Everybody who has spent time in a different country knows that expat life is not quite like anything else in the world. The confusion of the first few days and weeks, the slow, but steady process of acclimation, the little peculiarities and quirks that might strike you about your new surroundings: almost any situation you encounter can make for a great story. If you are so inclined and want to blog about it, of course!
Our InterNations recommended blog section features talented expat bloggers from around the world. Their offerings to the blogosphere have been selected for their great entries and high quality, whether they may be funny, informative, interesting, deeply personal or a combination of all of the above.
Let’s hear from our featured bloggers in South Korea:
Coming from a country that values individualism and instills a great deal of it in its people is a contrast to Korean culture, which is more collectivistic. The amount of group think came as a huge surprise. Another challenge for me when I first got here was trying to coexist as a vegetarian in a place that is esteemed for it barbecues.
My lifestyle in the Philippines is ENTIRELY different from my lifestyle here in SK. To discuss why or how would only make me nostalgic. At first, it was very difficult to adjust to Korean life, especially when I could barely speak Korean. I'm not that fluent in Korean Language (yet), but somehow I'm able to get by. I studied reading, writing and speaking Hangul. This is one of the most important things you should learn when you live in SK.

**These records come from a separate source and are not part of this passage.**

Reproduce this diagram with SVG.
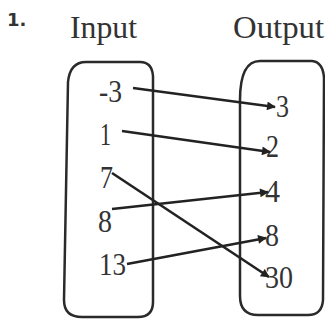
<svg xmlns="http://www.w3.org/2000/svg" width="325" height="320" viewBox="0 0 325 320">
<style>
.t{font-family:"Liberation Serif","Times New Roman",serif;fill:#333}
.n{font-size:32px}
.h{font-size:31px}
.box{fill:none;stroke:#2a2a2a;stroke-width:2.5}
.c{stroke:#222;stroke-width:2.6;fill:none;marker-end:url(#ah)}
</style>
<defs>
<marker id="ah" viewBox="0 0 10 10" refX="9" refY="5" markerWidth="4.2" markerHeight="3.4" orient="auto" markerUnits="strokeWidth">
<path d="M0,0 L10,5 L0,10 Z" fill="#222"/>
</marker>
</defs>
<rect width="325" height="320" fill="#fff"/>
<text x="7" y="26" style="font-family:'DejaVu Sans',sans-serif;font-weight:bold;font-size:18px;fill:#333">1.</text>
<text class="t h" x="70" y="38" textLength="67" lengthAdjust="spacingAndGlyphs">Input</text>
<text class="t h" x="233" y="38" textLength="91" lengthAdjust="spacingAndGlyphs">Output</text>
<g id="input">
<path class="box" d="M68,82 Q70,62 86,62 L140,62 Q152,62 153,76 L153,302 Q153,317 138,317 L82,317 Q64,317 64,300 Z"/>
<text class="t n" x="99" y="102" textLength="23" lengthAdjust="spacingAndGlyphs">-3</text>
<text class="t n" x="100" y="145" textLength="11" lengthAdjust="spacingAndGlyphs">1</text>
<text class="t n" x="100" y="188" textLength="13" lengthAdjust="spacingAndGlyphs">7</text>
<text class="t n" x="98" y="232" textLength="14" lengthAdjust="spacingAndGlyphs">8</text>
<text class="t n" x="99" y="275" textLength="27" lengthAdjust="spacingAndGlyphs">13</text>
</g>
<g id="output">
<path class="box" d="M240,100 Q240,61 260,61 L312,61 Q323,62 324,78 L323,300 Q322,315 308,315 L258,315 Q240,315 240,296 Z"/>
<text class="t n" x="276" y="117" textLength="13" lengthAdjust="spacingAndGlyphs">3</text>
<text class="t n" x="266" y="157" textLength="13" lengthAdjust="spacingAndGlyphs">2</text>
<text class="t n" x="265" y="202" textLength="15" lengthAdjust="spacingAndGlyphs">4</text>
<text class="t n" x="265" y="246" textLength="14" lengthAdjust="spacingAndGlyphs">8</text>
<text class="t n" x="265" y="288" textLength="28" lengthAdjust="spacingAndGlyphs">30</text>
</g>
<g id="connectors">
<line class="c" x1="133" y1="88" x2="275" y2="107"/>
<line class="c" x1="122" y1="131" x2="270" y2="152"/>
<line class="c" x1="112" y1="173" x2="269" y2="277"/>
<line class="c" x1="112" y1="209" x2="268" y2="192"/>
<line class="c" x1="127" y1="264" x2="266" y2="238"/>
</g>
</svg>
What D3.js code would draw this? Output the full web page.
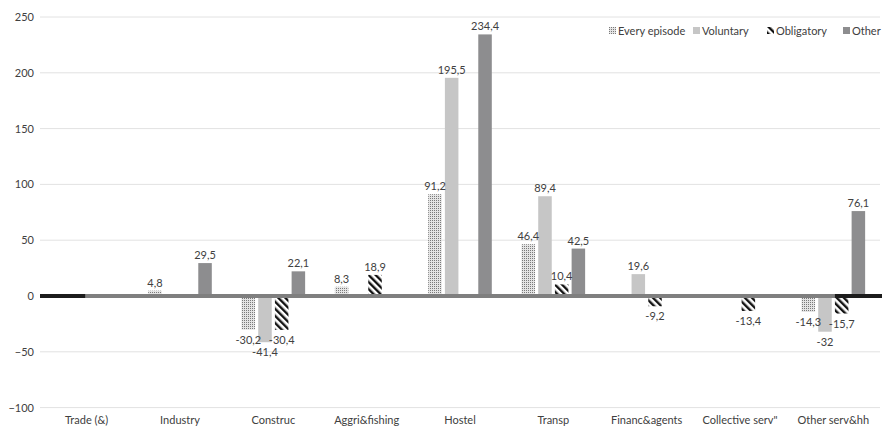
<!DOCTYPE html>
<html>
<head>
<meta charset="utf-8">
<script src="https://cdn.jsdelivr.net/npm/d3@7"></script>
<style>
  html, body { margin: 0; padding: 0; background: #fff; }
  svg { display: block; font-family: Lato, "Open Sans", sans-serif; }
</style>
</head>
<body>
<svg id="chart" width="889" height="426"></svg>
<script>
// Sectors along the x axis
const categories = ["Trade (&)", "Industry", "Construc", "Aggri&fishing", "Hostel",
                    "Transp", "Financ&agents", "Collective serv\"", "Other serv&hh"];
// Series names (legend order)
const seriesNames = ["Every episode", "Voluntary", "Obligatory", "Other"];
// Values per series; null = no bar / no label
const everyEpisode = [null, 4.8, -30.2, 8.3, 91.2, 46.4, null, null, -14.3];
const voluntary    = [null, null, -41.4, null, 195.5, 89.4, 19.6, null, -32];
const obligatory   = [null, null, -30.4, 18.9, null, 10.4, -9.2, -13.4, -15.7];
const other        = [null, 29.5, 22.1, null, 234.4, 42.5, null, null, 76.1];
// Y axis ticks
const yTicks = [-100, -50, 0, 50, 100, 150, 200, 250];

const seriesValues = [everyEpisode, voluntary, obligatory, other];

const svg = d3.select("#chart");
const plot = { left: 40, right: 880, top: 17, bottom: 407.6 };

const y = d3.scaleLinear().domain([-100, 250]).range([plot.bottom, plot.top]);
const x0 = d3.scaleBand().domain(categories).range([plot.left, plot.right]).padding(0);
const groupW = 63.6;
const x1 = d3.scaleBand().domain(seriesNames)
  .range([(x0.bandwidth() - groupW) / 2, (x0.bandwidth() + groupW) / 2])
  .paddingInner(0.19).paddingOuter(0);

// Fill patterns
const defs = svg.append("defs");
const dots = defs.append("pattern").attr("id", "dots")
  .attr("patternUnits", "userSpaceOnUse").attr("width", 2).attr("height", 2);
dots.append("rect").attr("width", 2).attr("height", 2).attr("fill", "#e4e4e4");
dots.append("rect").attr("width", 1).attr("height", 1).attr("fill", "#7a7a7a");

const stripes = defs.append("pattern").attr("id", "stripes")
  .attr("patternUnits", "userSpaceOnUse").attr("width", 5).attr("height", 5)
  .attr("patternTransform", "rotate(-45)");
stripes.append("rect").attr("width", 5).attr("height", 5).attr("fill", "#fff");
stripes.append("rect").attr("width", 2.4).attr("height", 5).attr("fill", "#111");

const fills = {
  "Every episode": "url(#dots)",
  "Voluntary": "#c6c6c6",
  "Obligatory": "url(#stripes)",
  "Other": "#8d8d8f"
};

// Gridlines
svg.append("g").selectAll("line").data(yTicks.filter(t => t !== 0)).join("line")
  .attr("x1", plot.left).attr("x2", plot.right)
  .attr("y1", d => y(d)).attr("y2", d => y(d))
  .attr("stroke", "#e2e2e2").attr("stroke-width", 1);

// Y axis labels
const yAxis = d3.axisLeft(y).tickValues(yTicks).tickSize(0).tickPadding(0);
const yg = svg.append("g").attr("transform", `translate(${plot.left - 6},0)`).call(yAxis);
yg.select(".domain").remove();
yg.selectAll("text").attr("font-size", 11).attr("fill", "#404040")
  .attr("font-family", "Lato, 'Open Sans', sans-serif");

// Bars
const rows = [];
categories.forEach((c, i) => {
  seriesNames.forEach((s, j) => {
    const v = seriesValues[j][i];
    if (v !== null) rows.push({ cat: c, series: s, value: v });
  });
});

const bars = svg.append("g");
bars.selectAll("rect").data(rows).join("rect")
  .attr("x", d => x0(d.cat) + x1(d.series))
  .attr("width", x1.bandwidth())
  .attr("y", d => y(Math.max(0, d.value)))
  .attr("height", d => Math.abs(y(d.value) - y(0)))
  .attr("fill", d => fills[d.series]);

// Zero line: dark outer ends, grey middle
const zg = svg.append("g");
zg.append("line").attr("x1", plot.left).attr("x2", plot.right + 2)
  .attr("y1", y(0)).attr("y2", y(0)).attr("stroke", "#1c1c1c").attr("stroke-width", 4);
zg.append("line").attr("x1", x0(categories[0]) + x0.bandwidth() / 2 - 1.5)
  .attr("x2", x0(categories[8]) + x1("Obligatory"))
  .attr("y1", y(0)).attr("y2", y(0)).attr("stroke", "#7f7f7f").attr("stroke-width", 4);

// Value labels
svg.append("g").selectAll("text").data(rows).join("text")
  .attr("x", d => x0(d.cat) + x1(d.series) + x1.bandwidth() / 2)
  .attr("y", d => d.value >= 0 ? y(d.value) - 4 : y(d.value) + 14)
  .attr("text-anchor", "middle")
  .attr("font-size", 11).attr("fill", "#404040")
  .text(d => String(d.value).replace(".", ","));

// Category labels
svg.append("g").selectAll("text").data(categories).join("text")
  .attr("x", d => x0(d) + x0.bandwidth() / 2)
  .attr("y", 424)
  .attr("text-anchor", "middle")
  .attr("font-size", 11).attr("fill", "#404040")
  .text(d => d);

// Legend
const legendX = [609, 693, 767, 843];
const lg = svg.append("g");
seriesNames.forEach((s, i) => {
  const g = lg.append("g").attr("transform", `translate(${legendX[i]},27)`);
  g.append("rect").attr("width", 7).attr("height", 7).attr("fill", fills[s]);
  g.append("text").attr("x", 9).attr("y", 7.5).attr("font-size", 11)
    .attr("fill", "#404040").text(s);
});
</script>
</body>
</html>
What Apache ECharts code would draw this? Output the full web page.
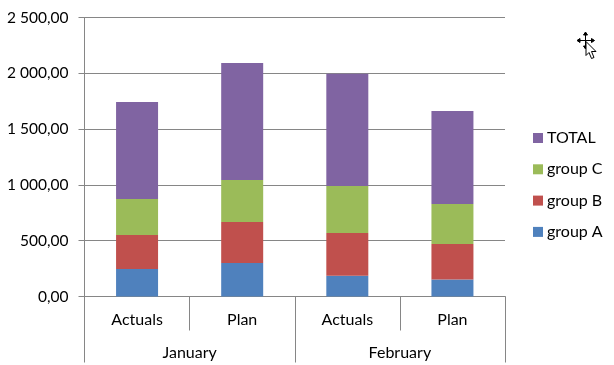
<!DOCTYPE html>
<html>
<head>
<meta charset="utf-8">
<style>html,body{margin:0;padding:0;background:#fff}#c{width:614px;height:365px}</style>
<script src="https://cdn.jsdelivr.net/npm/echarts@6/dist/echarts.min.js"></script>
</head>
<body>
<div id="c"></div>
<script>
const categories = ['Actuals', 'Plan', 'Actuals', 'Plan'];
const months = ['January', 'February'];
const groupA = [246, 300, 185, 152];
const groupB = [305, 368, 385, 319];
const groupC = [323, 376, 421, 358];
const total = [869, 1048, 1004, 834];
const yMax = 2500;
const yStep = 500;

const FONT = 'Lato';
const AXIS = '#868686';
const TEXT = '#000';
const fmt = v => {
  const s = String(Math.floor(v));
  return s.replace(/\B(?=(\d{3})+$)/g, ' ') + ',00';
};
const bar = (name, data, color) => ({
  name, type: 'bar', stack: 'a', data, barWidth: 42, xAxisIndex: 0,
  itemStyle: { color }, emphasis: { disabled: true }
});
const cursorLine = shape => ({
  type: 'line', shape, silent: true, z: 100,
  style: { stroke: '#000', lineWidth: 1 }
});
const cursorFill = (points, fill) => ({
  type: 'polygon', shape: { points }, silent: true, z: 101,
  style: { fill, stroke: '#000', lineWidth: 1 }
});
const chart = echarts.init(document.getElementById('c'), null, { renderer: 'canvas' });
chart.setOption({
  animation: false,
  backgroundColor: '#fff',
  textStyle: { fontFamily: FONT },
  grid: { left: 84.5, right: 109, top: 17.5, bottom: 68.5, containLabel: false },
  legend: {
    orient: 'vertical', left: 533, top: 130, padding: 0,
    data: ['TOTAL', 'group C', 'group B', 'group A'],
    icon: 'rect', itemWidth: 10, itemHeight: 10, itemGap: 15.3,
    textStyle: { fontFamily: FONT, fontSize: 16, color: TEXT, padding: [0, 0, 0, -1] },
    selectedMode: false
  },
  xAxis: [
    {
      type: 'category', data: categories, position: 'bottom',
      axisLine: { show: true, onZero: false, lineStyle: { color: AXIS, width: 1 } },
      axisTick: { show: true, length: 34, alignWithLabel: false, lineStyle: { color: AXIS, width: 1 } },
      axisLabel: { color: TEXT, fontSize: 16, fontFamily: FONT, margin: 15, interval: 0 },
      splitLine: { show: false }
    },
    {
      type: 'category', data: months, position: 'bottom',
      axisLine: { show: false },
      axisTick: { show: true, length: 66, lineStyle: { color: AXIS, width: 1 } },
      axisLabel: { color: TEXT, fontSize: 16, fontFamily: FONT, margin: 48, interval: 0 },
      splitLine: { show: false }
    }
  ],
  yAxis: {
    type: 'value', min: 0, max: yMax, interval: yStep,
    axisLine: { show: true, lineStyle: { color: AXIS, width: 1 } },
    axisTick: { show: true, length: 6, lineStyle: { color: AXIS, width: 1 } },
    axisLabel: { color: TEXT, fontSize: 15.5, fontFamily: FONT, margin: 16, formatter: fmt },
    splitLine: { show: true, lineStyle: { color: AXIS, width: 1 } }
  },
  graphic: [
    cursorLine({ x1: 585.5, y1: 34, x2: 585.5, y2: 47 }),
    cursorLine({ x1: 579, y1: 40.5, x2: 593, y2: 40.5 }),
    cursorFill([[585.5, 32], [583.5, 35], [587.5, 35]], '#000'),
    cursorFill([[585.5, 49], [583.5, 46], [587.5, 46]], '#000'),
    cursorFill([[577, 40.5], [580, 38.5], [580, 42.5]], '#000'),
    cursorFill([[594.5, 40.5], [591.5, 38.5], [591.5, 42.5]], '#000'),
    cursorFill([[586, 41.5], [586, 55.5], [589, 52.5], [591.5, 58.5], [594, 57.5], [591.5, 51.5], [596, 51.5]], '#fff')
  ],
  series: [
    bar('group A', groupA, '#4F81BD'),
    bar('group B', groupB, '#C0504D'),
    bar('group C', groupC, '#9BBB59'),
    bar('TOTAL', total, '#8064A2')
  ]
});
</script>
</body>
</html>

After I’d been there a while and got use to a lot of their customs I started to bow to the Koreans when they bowed to me. There was an incident when I was on a platform waiting for a train and a man walked towards me and I automatically bowed. It was only afterwards that I realized it was another westerner. I walked on quickly and giggled to myself.
Be very aware that living in a non-native speaking country can be frustrating, so a good sense of humor is a plus! Accept the frustration, laugh about it and move on. Every time I had an odd or frustrating encounter I just told myself that it would make a great blog entry at the end of the day. I saw it as an investigative journalism piece and it didn’t seem so bad.
Challenge yourself. The photos and the passport stamps are only half the story. The greatest gift of travel is the one you give to yourself. Be prepared to learn a lot about “you” during this time and see it as a chance to explore and challenge yourself in new ways that you might have been afraid to before.
Life in Korea is like nothing I’ve ever experienced. Every day is different and even after all the time I’ve spent here I will still have a moment every day where I have to giggle to myself at just how bizarre and wonderful things are here.
I thought I was prepared, having been here twice for short breaks, but I wasn’t. There’s a world of difference between a holiday and living somewhere all the time, and if I was to do it all again I’d acknowledge that.
Our life in Korea is much more slow paced, and much more simplistic than living back home which we have really enjoyed. When we first arrived, however, we went through a few weeks of the typical culture shock. This may sound a little rough but my first impression of our city was how dirty it looked.
As Korea was not my first time living in Asia the culture shock was kept at a minimum! Not only that but where we lived was the biggest shipbuilding yard in the world which meant there were always loads of foreigners kicking around.
In all honesty I barely prepared for the big move as far as researching what the overall experience would be like. I think we were ready for an adventure and to just jump into it with open arms. It was perfect that way - no expectations means no disappointments, right?
I’ve met some of my best friends in Korea and we’re even going traveling together when our teaching contracts are up!